Article 2(4) in fact says "all members shall refrain in their international relations from the threat or use of force against the territorial integrity or political independence of any state". The UN Charter's the basis of international law; I don't know where your idea that what it proscribes is still legal comes from. Article 51 sets out the exemption for acting in self-defence, which would be nonsensical were invading other countries not even illegal. Articles 37 and 42 underline that a nation cannot use force without the say-so of the Security Council.
At the Nuremberg trials initiating a war of aggression was deemed "the supreme international crime". It's not just illegal; it's really really fucking illegal.
Right, but the way I read Article II is that it only applies if you're a UN member. If, prior its membership application in 2002, Switzerland had decided it had had enough of those uppity Lichtensteinians and decided to wipe the floor with them, this article wouldn't have applied, right? It would have been morally wrong, but not legally so.
Did Nuremburg define a "war of agression"? How strict is the definition?
I know none of this applied to Iraq, and I'm not trying to pick a fight about that war - I'm interested in the underlying law in a more abstract kind of way.
Yes. I mean, if some wars are "of aggression", presumably others are not, and there has to be some kind of dividing line.
One obvious dividing line between 1939 and 2003 is that the Americans weren't out to annex territory. But is that a sufficient distinction to have the war declared not one "of aggression"? I wouldn't have thought so, necessarily, but I've no clue.
I'm not following you. What requires a broadened definition of "annex" and "territory"?
What I was saying was that when Germany invaded Poland it was more or less explicitly to change internationally reognized borders - to annex Danzig, the "corridor" and bits of Silesia. The war in Iraq may have been many ugly things, but it was not designed to increase the sovereign territory of the US by one centimetre.
The question I was asking was whether or not the Nuremburg defintion of "war of aggression" was such that a distinction of this sort would distinguish a war of aggression from a regular old war. Or does it defines a "war of agression" in such a way that all wars are wars of agression?
Sorry, I'm an idiot. I read what you wrote backwards I think. Something to the effect that as of 2003 the Americans were out to annex territory, which isn't what you wrote. I guess I'm used to hearing people treat the Iraq invasion as something akin to the German imperialism you were referring to.
I assume a "war of aggression" is meant to apply to any military endeavor not conducted in outright self-defense, i.e. when provoked first by some act that justifies declaring war.

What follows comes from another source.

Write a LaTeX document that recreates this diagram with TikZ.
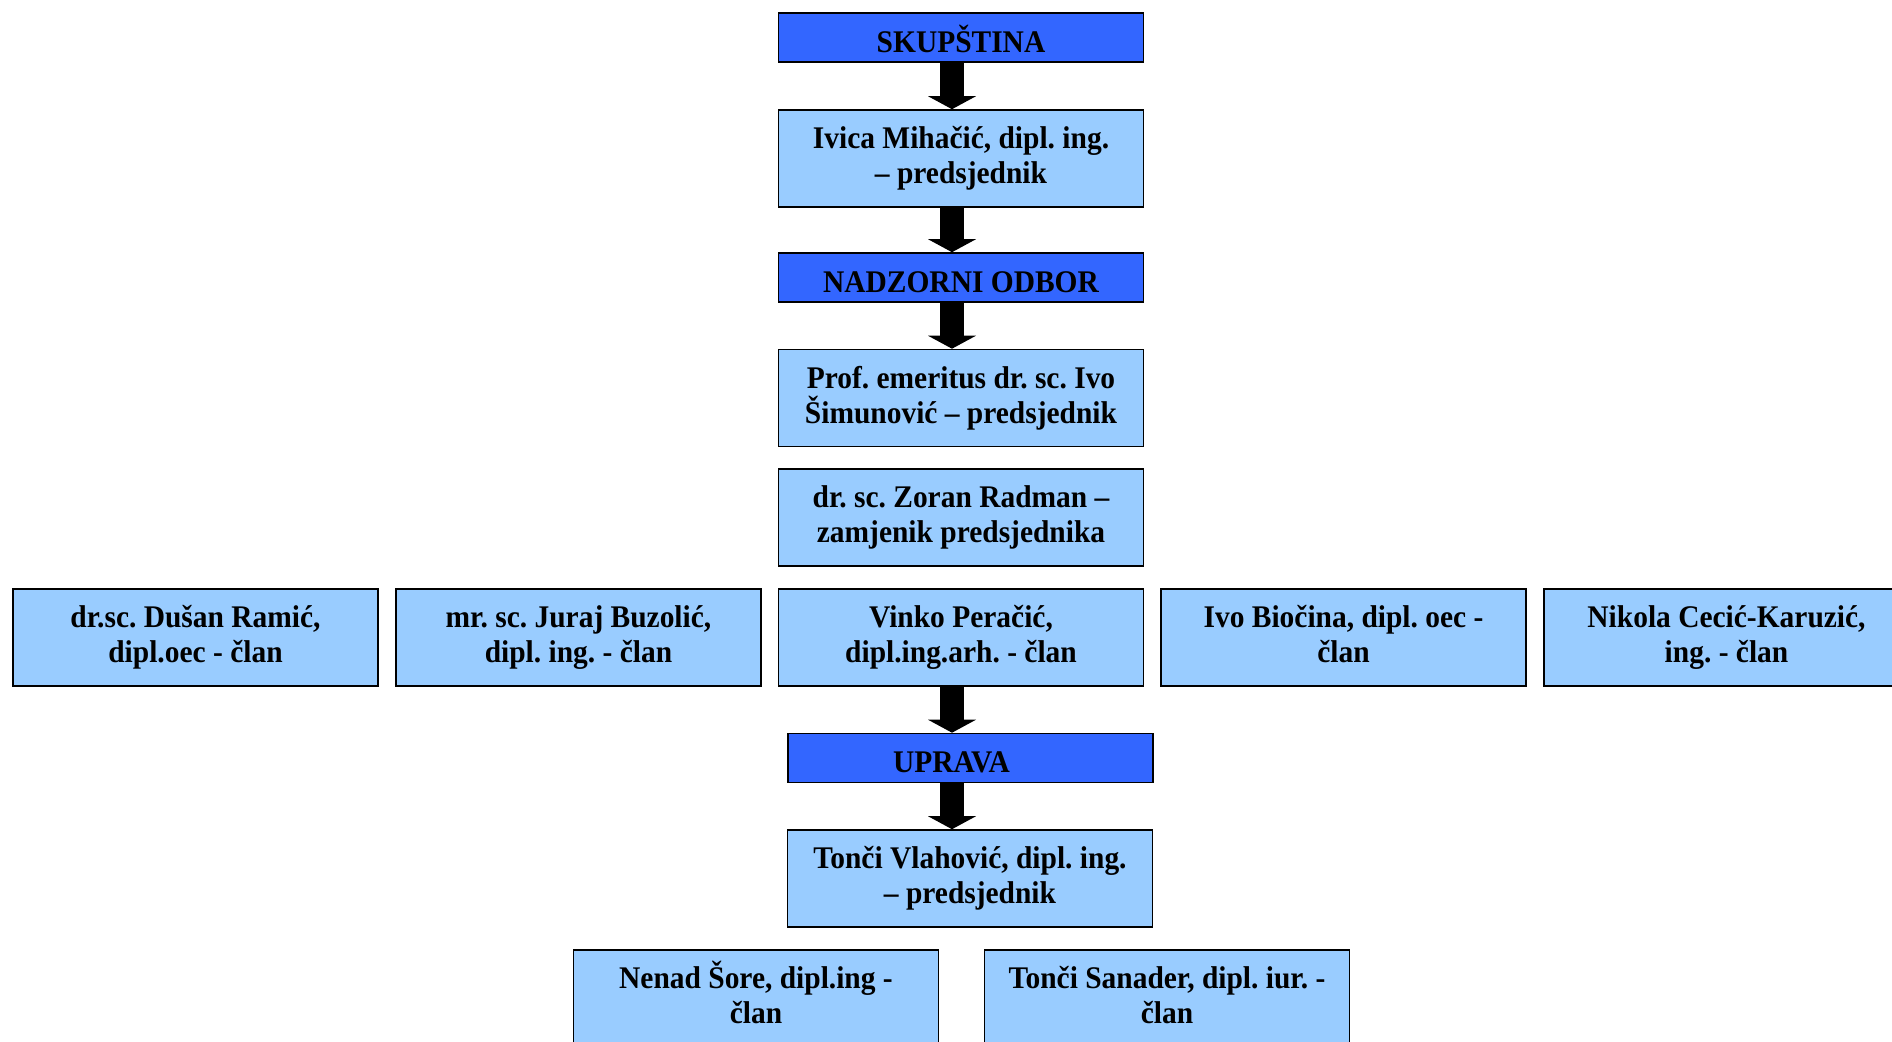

Well, turns out good old wiki actually has a decent entry on "war of aggression", and it seems that territorial aggrandizement was at one point the key distinction. There is a more recent definition which does not use this as a distinction, but which is, however, seen as too weak to provide substantial grounds for indiviudal criminal prosecution.
Basically, a war of aggression is whatever the Security Council says it is. Which means no American, Russian, Chinese, French or British war is ever a war of aggression. Isn't that comforting?